I feel fine. Let’s get that out of the way. I’m healthy. I’m in good shape. All my parts work. And aside from an occasional popping sound in my left knee whenever I stand and a little tug in my shoulder when the weather is cool and damp, I feel no different at forty than at twenty. Sure, I’m losing hair in all the right places and gaining it in all the wrong ones. But I’ve been doing that since I was eighteen.
There’s a ballgame on as I write this. Yankees vs. Rays. Perfect way to spend an afternoon, until I realize that I’m much closer to the age of the managers than I am the players.
If I really get to the heart of the matter—“To the brass tacks,” as the old farts around here say—I’d say that my apprehension of entering a new decade has less to do with age and more to do with field placement. Think of life as a football field. I read recently that the life expectancy of a healthy American is about eighty. If that’s true, I am currently standing at the fifty yard line.
Tomorrow, I’ll be halfway to the end zone.

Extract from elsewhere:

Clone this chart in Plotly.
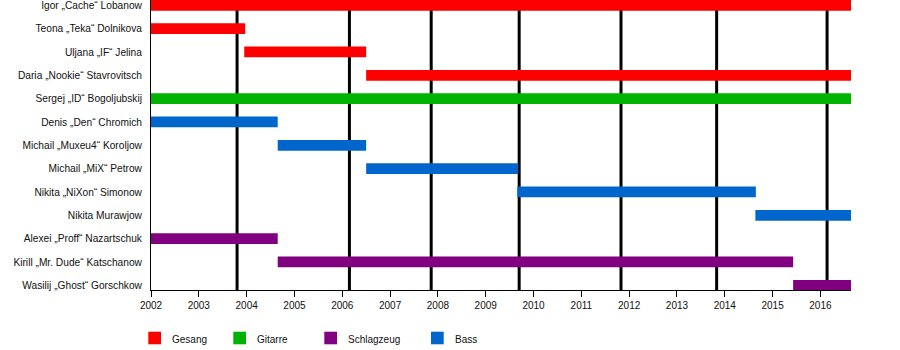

I know, I know. Such things aren’t really all that exact. I could live to be a hundred. I might not see fifty. But that’s not really what I mean. What I mean is that chances are good that I’ve lived half of my life.
It’s moments like this that make a person take stock of things. Call it a mental and spiritual inventory, a tallying of goods and services. As in—what good have I done? What bad? And are those scales balanced, or are they leaning in one way or the other?
Have I lived a good life?
Have I been a good and faithful servant?
Honestly? I’d say those scales are balanced. Maybe leaning a bit the wrong way, but just a bit. I’m still young enough to try to be a good person, but I’m old enough to know there are no good people, there’s just grace and hard trying.
I wish I could have done more in the first half of my life. I wish I could have done less. Such is what it means to be alive.
Me, I’m hoping the next forty years are spent wiser than the first. I think the way to do that is to ask God every day what I did wrong, what I did right, and what I can do better tomorrow.
Maybe I should have been asking that all along.